A small proportion of this came from the high altar and its immediate surroundings and these were singled out for further analysis and radiocarbon dating. All but one of the samples returned dates in the 12th to 15th centuries, the same range as had been obtained from the remains from the Unmarked Grave. But there was one piece of bone – part of the pelvis of an older adult male – that came back with a date of 895-1017. Even the upper date for this fragment was almost 100 years before the founding of the abbey.
The archaeological and documentary evidence indicated there had been no burials on the site before the abbey was built and therefore the most likely conclusion was that this piece of bone belonged to one of the members of the Royal House of Wessex. The three possible candidates were Alfred, Edward and one of Edward’s brothers, Aethelweard.
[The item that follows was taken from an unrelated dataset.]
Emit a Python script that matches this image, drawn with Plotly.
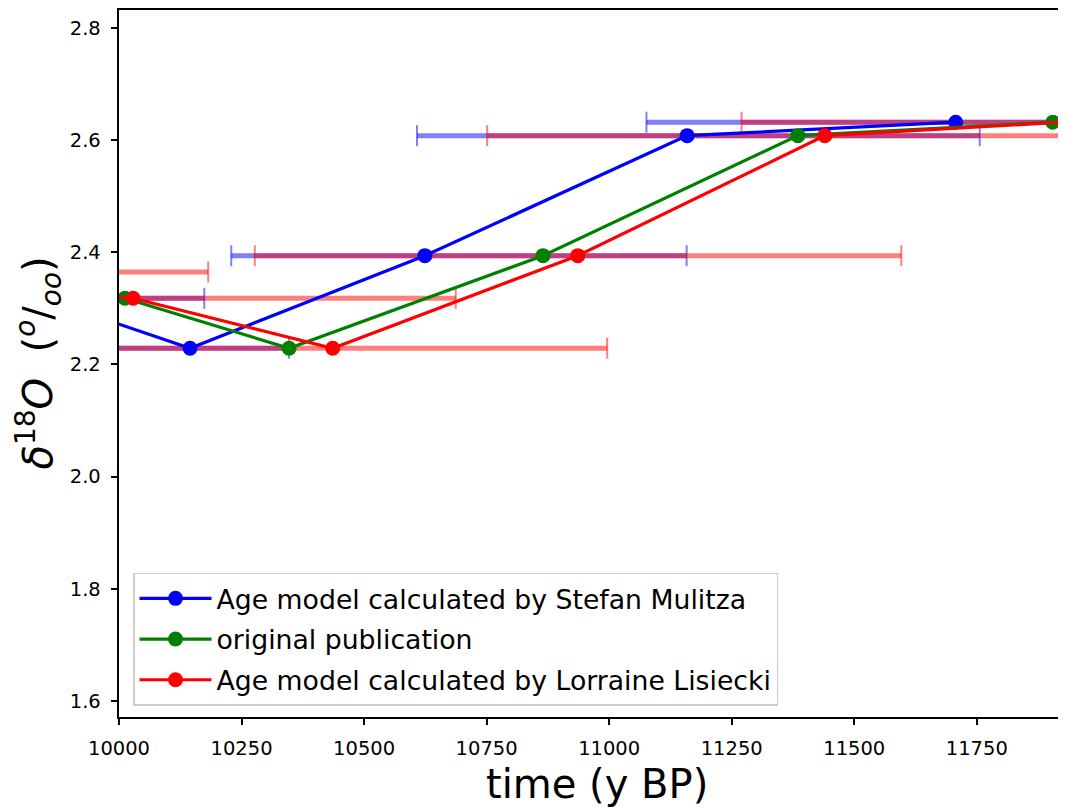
import plotly.graph_objects as go

# ---- data ----
d18o = [2.365, 2.318, 2.229, 2.394, 2.608, 2.632]

age_mulitza = [9540, 9845, 10145, 10624, 11159, 11707]
mulitza_lo = [9230, 9520, 9850, 10229, 10608, 11076]
mulitza_hi = [9860, 10174, 10347, 11158, 11756, 12330]

age_original = [9690, 10012, 10347, 10865, 11385, 11905]

age_lisiecki = [9525, 10029, 10436, 10936, 11440, 11928]
lisiecki_lo = [8865, 9370, 9876, 10277, 10751, 11270]
lisiecki_hi = [10182, 10687, 10996, 11596, 12130, 12600]

x_ticks = [10000, 10250, 10500, 10750, 11000, 11250, 11500, 11750]
y_ticks = [1.6, 1.8, 2.0, 2.2, 2.4, 2.6, 2.8]

names = ["Age model calculated by Stefan Mulitza",
         "original publication",
         "Age model calculated by Lorraine Lisiecki"]

FONT = "DejaVu Sans"
BLUE_A = "rgba(0,0,255,0.5)"
RED_A = "rgba(255,0,0,0.5)"

fig = go.Figure()


def add_errors(age, lo, hi, col):
    plus = [h - a for a, h in zip(age, hi)]
    minus = [a - l for a, l in zip(age, lo)]
    fig.add_trace(go.Scatter(
        x=age, y=d18o, mode="markers",
        marker=dict(size=1, color="rgba(0,0,0,0)"),
        error_x=dict(type="data", symmetric=False, array=plus, arrayminus=minus,
                     color=col, thickness=5, width=0),
        showlegend=False, hoverinfo="skip"))
    fig.add_trace(go.Scatter(
        x=lo + hi, y=d18o + d18o, mode="markers",
        marker=dict(symbol="line-ns", size=15, color=col,
                    line=dict(color=col, width=2)),
        showlegend=False, hoverinfo="skip"))


add_errors(age_mulitza, mulitza_lo, mulitza_hi, BLUE_A)
add_errors(age_lisiecki, lisiecki_lo, lisiecki_hi, RED_A)

for i, (age, col, nm) in enumerate([(age_mulitza, "#0000ff", names[0]),
                                    (age_original, "#008000", names[1]),
                                    (age_lisiecki, "#ff0000", names[2])]):
    fig.add_trace(go.Scatter(
        x=age, y=d18o, mode="lines+markers", name=nm, legendgroup=f"g{i}",
        line=dict(color=col, width=3.2),
        marker=dict(color=col, size=15)))

axis_common = dict(showgrid=False, zeroline=False, showline=True,
                   linecolor="black", linewidth=1.7, ticks="outside",
                   ticklen=6.5, tickwidth=1.6, tickcolor="black",
                   ticklabelstandoff=6,
                   tickfont=dict(family=FONT, size=19.5, color="black"))

# the page body has an 8px margin, so the figure is 8px smaller than the
# window and its margins are shifted to keep the plot area in place
fig.update_layout(
    width=1058, height=799,
    margin=dict(l=111, r=0, t=2, b=90),
    paper_bgcolor="white", plot_bgcolor="white",
    font=dict(family=FONT, color="black"),
    xaxis=dict(range=[10000, 11932], tickvals=x_ticks,
               ticktext=[str(v) for v in x_ticks], mirror=True, **axis_common),
    yaxis=dict(range=[1.5715, 2.832], tickvals=y_ticks,
               ticktext=[f"{v:.1f}" for v in y_ticks], **axis_common),
    legend=dict(x=0.0148, y=0.0156, xanchor="left", yanchor="bottom",
                bgcolor="rgba(255,255,255,0.8)", bordercolor="#cccccc",
                borderwidth=1.5, font=dict(family=FONT, size=26.7, color="black"),
                itemwidth=72, tracegroupgap=3),
    annotations=[
        dict(text="time (y BP)", xref="paper", yref="paper", x=0.5, y=0,
             xshift=4, yshift=-67, xanchor="center", yanchor="middle",
             showarrow=False, font=dict(family=FONT, size=40, color="black")),
        dict(text="<i>δ</i><sup>18</sup><i>O</i>  (<sup><i>o</i></sup>/<sub><i>oo</i></sub>)",
             xref="paper", yref="paper", x=0, y=0.5, xshift=-81,
             xanchor="center", yanchor="middle", textangle=-90,
             showarrow=False, font=dict(family=FONT, size=40, color="black")),
    ],
)

fig.write_html("out.html")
Aethelweard can be discounted as his body was not known to have been buried at the site of the high altar. The piece of pelvis is therefore most likely to belong to Edward the Elder or Alfred the Great. So, ten months down the line from our initial excavation, after disappointment and some unexpected twists and turns, we have been able to announce that we may have found part of the remains of an important Saxon king, thought lost for hundreds of years.